Moreover, even with a 64, 128 or 256 bits memory access, the speed to read
and write the memory is still limited to either 66, 100 or 133 MHz.
Given the bad scheme to access the memory (first send column to access,
then the row and finally get/put the data), accessing very randomly
the memory means that with a 66 MHz bus, you can be limited to
read at 22 Mhz (it may even be worst, as some memory have a latency
so that it take two or three bus cycle to get the data... hence
the idea they came of Rambus, where the memory gets a queue of requests and
thus can try to have a pipeline-like approach (the execution of ONE instruction
may take 60 cycles, but the next request can be issued before the current is
finished, thus overlapping the time needed for the execution of TWO instructions).

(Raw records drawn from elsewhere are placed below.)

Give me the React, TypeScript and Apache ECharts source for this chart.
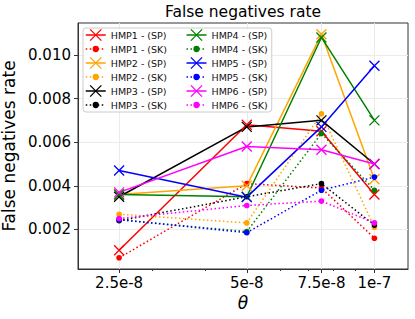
import React, { useEffect, useRef } from 'react';
import * as echarts from 'echarts';

// ---- data ----
const thetas = [2.5e-8, 5e-8, 7.5e-8, 1e-7];
const xTickLabels = ['2.5e-8', '5e-8', '7.5e-8', '1e-7'];
const xMinorTicks = [3e-8, 4e-8, 6e-8, 7e-8, 8e-8, 9e-8];
const xLimits = [2e-8, 1.2e-7];
const yTicks = [0.002, 0.004, 0.006, 0.008, 0.01];

const hmp1SP = [0.00105, 0.0068, 0.0065, 0.0036];
const hmp1SK = [0.0007, 0.0041, 0.0039, 0.0016];
const hmp2SP = [0.0036, 0.004, 0.01095, 0.0043];
const hmp2SK = [0.0027, 0.0023, 0.0073, 0.0021];
const hmp3SP = [0.0035, 0.0067, 0.007, 0.005];
const hmp3SK = [0.0024, 0.0035, 0.0041, 0.0022];
const hmp4SP = [0.0036, 0.0035, 0.0108, 0.007];
const hmp4SK = [0.00245, 0.0019, 0.0064, 0.0038];
const hmp5SP = [0.0047, 0.00348, 0.0067, 0.0095];
const hmp5SK = [0.00245, 0.00185, 0.0038, 0.0044];
const hmp6SP = [0.0037, 0.0058, 0.00565, 0.005];
const hmp6SK = [0.0025, 0.0031, 0.0033, 0.0023];

const seriesNames = [
  'HMP1 - (SP)', 'HMP1 - (SK)', 'HMP2 - (SP)', 'HMP2 - (SK)', 'HMP3 - (SP)', 'HMP3 - (SK)',
  'HMP4 - (SP)', 'HMP4 - (SK)', 'HMP5 - (SP)', 'HMP5 - (SK)', 'HMP6 - (SP)', 'HMP6 - (SK)',
];
const seriesValues = [hmp1SP, hmp1SK, hmp2SP, hmp2SK, hmp3SP, hmp3SK, hmp4SP, hmp4SK, hmp5SP, hmp5SK, hmp6SP, hmp6SK];
const seriesColors = ['#ff0000', '#ffa500', '#000000', '#008000', '#0000ff', '#ff00ff'];

const X_SYMBOL = 'path://M0,0L10,10M10,0L0,10';
const DOT_SYMBOL = 'path://M0,0M10,10M7.8,5A2.8,2.8,0,1,1,2.2,5A2.8,2.8,0,1,1,7.8,5Z';
const FONT = 'DejaVu Sans';

export default function App() {
  const ref = useRef<HTMLDivElement>(null);
  useEffect(() => {
    document.body.style.margin = '0';
    if (!ref.current) return;
    const chart = echarts.init(ref.current, undefined, { renderer: 'svg' });

    const all = seriesValues.flat();
    const dMin = Math.min(...all);
    const dMax = Math.max(...all);
    const pad = (dMax - dMin) * 0.05;

    const lx = (v: number) => Math.log10(v);
    const tickPos = thetas.map(lx);

    const series = seriesNames.map((name, i) => {
      const color = seriesColors[Math.floor(i / 2)];
      const isSP = i % 2 === 0;
      return {
        name,
        type: 'line',
        xAxisIndex: 0,
        data: seriesValues[i].map((v, j) => [lx(thetas[j]), v]),
        symbol: isSP ? X_SYMBOL : DOT_SYMBOL,
        symbolSize: 10,
        showAllSymbol: true,
        lineStyle: { color, width: 1.5, type: isSP ? 'solid' : [1.5, 2.5] },
        itemStyle: { color, borderColor: color, borderWidth: isSP ? 1.3 : 0 },
        emphasis: { disabled: true },
      };
    });

    const legendData = seriesNames.map((name, i) => ({
      name,
      textStyle: i < 6 ? { width: 75 } : {},
    }));

    chart.setOption({
      animation: false,
      backgroundColor: '#ffffff',
      title: {
        text: 'False negatives rate',
        left: 243,
        top: 4,
        padding: 0,
        textAlign: 'center',
        textStyle: { fontFamily: FONT, fontSize: 15.5, fontWeight: 'normal', color: '#000' },
      },
      legend: {
        data: legendData,
        orient: 'vertical',
        left: 83,
        top: 28,
        height: 90,
        padding: [0, 4, 0, 2],
        itemGap: 0,
        itemWidth: 20,
        itemHeight: 14,
        backgroundColor: 'rgba(255,255,255,0.8)',
        borderColor: '#cccccc',
        borderWidth: 1,
        borderRadius: 3,
        textStyle: { fontFamily: FONT, fontSize: 9.5, color: '#111', lineHeight: 14 },
        itemStyle: { borderWidth: 'inherit' },
        lineStyle: { width: 'inherit' },
        selectedMode: false,
      },
      grid: {
        left: 78,
        right: 7,
        top: 23,
        bottom: 50,
        show: true,
        borderColor: '#333',
        borderWidth: 1,
        backgroundColor: '#fff',
        outerBoundsMode: 'none',
      },
      xAxis: [
        {
          type: 'value',
          position: 'bottom',
          min: lx(xLimits[0]),
          max: lx(xLimits[1]),
          name: 'θ',
          nameLocation: 'middle',
          nameGap: 25,
          nameTextStyle: { fontFamily: FONT, fontSize: 17, fontStyle: 'italic', color: '#000' },
          axisLine: { show: true, lineStyle: { color: '#333', width: 1 } },
          axisTick: { show: true, length: 4, customValues: tickPos, lineStyle: { color: '#333' } },
          axisLabel: {
            customValues: tickPos,
            margin: 6,
            fontFamily: FONT,
            fontSize: 15,
            color: '#000',
            formatter: (v: number) => {
              let best = 0;
              tickPos.forEach((p, k) => { if (Math.abs(p - v) < Math.abs(tickPos[best] - v)) best = k; });
              return xTickLabels[best];
            },
          },
          splitLine: { show: true, lineStyle: { color: '#ebebeb', width: 1 } },
        },
        {
          type: 'value',
          position: 'bottom',
          min: lx(xLimits[0]),
          max: lx(xLimits[1]),
          axisLine: { show: false },
          axisTick: { show: true, length: 2, customValues: xMinorTicks.map(lx), lineStyle: { color: '#333' } },
          axisLabel: { show: false },
          splitLine: { show: false },
        },
      ],
      yAxis: {
        type: 'value',
        min: dMin - pad,
        max: dMax + pad,
        name: 'False negatives rate',
        nameLocation: 'middle',
        nameGap: 53,
        nameTextStyle: { fontFamily: FONT, fontSize: 17, color: '#000' },
        axisLine: { show: true, lineStyle: { color: '#333', width: 1 } },
        axisTick: { show: true, length: 4, customValues: yTicks, lineStyle: { color: '#333' } },
        axisLabel: {
          customValues: yTicks,
          margin: 7,
          fontFamily: FONT,
          fontSize: 15,
          color: '#000',
          formatter: (v: number) => v.toFixed(3),
        },
        splitLine: { show: true, lineStyle: { color: '#ebebeb', width: 1 } },
      },
      series,
    });
    return () => chart.dispose();
  }, []);
  return <div ref={ref} style={{ position: 'fixed', left: 0, top: 0, width: 415, height: 319 }} />;
}
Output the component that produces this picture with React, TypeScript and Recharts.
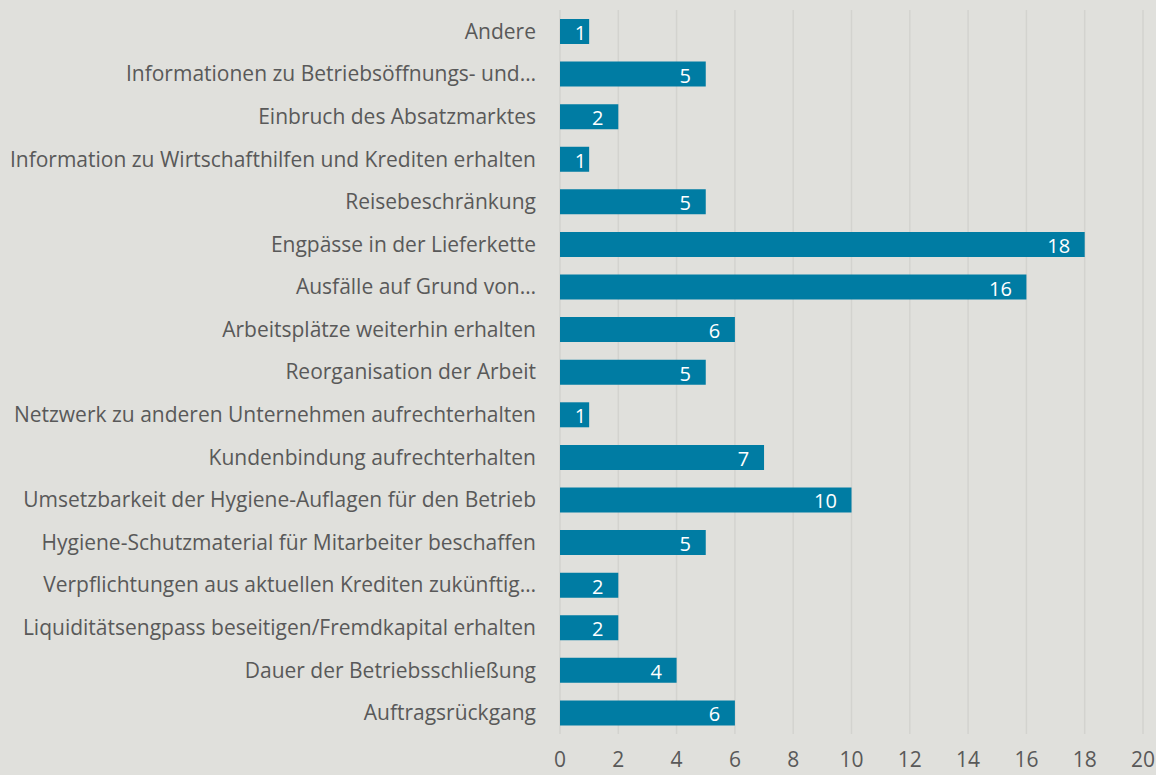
import React from 'react';
import { BarChart, Bar, XAxis, YAxis, CartesianGrid, LabelList } from 'recharts';

const categories = [
  'Andere',
  'Informationen zu Betriebsöffnungs- und…',
  'Einbruch des Absatzmarktes',
  'Information zu Wirtschafthilfen und Krediten erhalten',
  'Reisebeschränkung',
  'Engpässe in der Lieferkette',
  'Ausfälle auf Grund von…',
  'Arbeitsplätze weiterhin erhalten',
  'Reorganisation der Arbeit',
  'Netzwerk zu anderen Unternehmen aufrechterhalten',
  'Kundenbindung aufrechterhalten',
  'Umsetzbarkeit der Hygiene-Auflagen für den Betrieb',
  'Hygiene-Schutzmaterial für Mitarbeiter beschaffen',
  'Verpflichtungen aus aktuellen Krediten zukünftig…',
  'Liquiditätsengpass beseitigen/Fremdkapital erhalten',
  'Dauer der Betriebsschließung',
  'Auftragsrückgang',
];

const counts = [1, 5, 2, 1, 5, 18, 16, 6, 5, 1, 7, 10, 5, 2, 2, 4, 6];

const xTicks = [0, 2, 4, 6, 8, 10, 12, 14, 16, 18, 20];

const data = categories.map((name, i) => ({ name, value: counts[i] }));

const FONT = '"Open Sans", sans-serif';

// Excel-style inside-end label: small bars get the number centred
const renderLabel = (props: any) => {
  const { x, y, width, height, value } = props;
  const end = x + width;
  const text = String(value);
  const tw = text.length * 11;
  const cx = width < 40 ? x + width / 2 + 6 : end - 15 - tw / 2;
  return (
    <text
      x={cx}
      y={y + height / 2 + 1}
      fill="#ffffff"
      fontSize={20}
      fontFamily={FONT}
      textAnchor="middle"
      dominantBaseline="central"
    >
      {text}
    </text>
  );
};

export default function App() {
  return (
    <div style={{ position: 'absolute', left: 0, top: 0, width: 1156, height: 775, background: '#e0e0dc' }}>
      <BarChart
        width={1156}
        height={775}
        data={data}
        layout="vertical"
        margin={{ top: 10, right: 13, bottom: 0, left: 0 }}
        barSize={25}
      >
        <CartesianGrid horizontal={false} stroke="#d3d3cf" strokeWidth={1.5} />
        <XAxis
          type="number"
          domain={[0, 20]}
          ticks={xTicks}
          axisLine={false}
          tickLine={false}
          tickSize={0}
          tickMargin={18}
          height={41}
          tick={{ fill: '#595959', fontSize: 21, fontFamily: FONT }}
          interval={0}
        />
        <YAxis
          type="category"
          dataKey="name"
          width={560}
          axisLine={false}
          tickLine={false}
          tickSize={0}
          tickMargin={24}
          interval={0}
          tick={{ fill: '#595959', fontSize: 21, fontFamily: FONT }}
        />
        <Bar dataKey="value" fill="#007ca3" isAnimationActive={false}>
          <LabelList dataKey="value" content={renderLabel} />
        </Bar>
      </BarChart>
    </div>
  );
}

One last thing, some processors have two ULAs, instead of previously one
in the old model, it somehow makes up for keeping the linear aspect
(sometime, it even perform better), but when you know the internal,
there is really a huge waste when you compare to what you would have
expected.
P.S: SSE and other instructions are so interestings for the PC because they
performs over multiple contiguous bytes/word explicitely, thus allowing to
somehow optimized access to the memory (instead of getting
x[0] then x[1] and then x[2] (where x can be a 32 bit integers)
with three consecutive instructions, on 128 bitwide bus , there is
only one instruction which make one memory access (instead of three).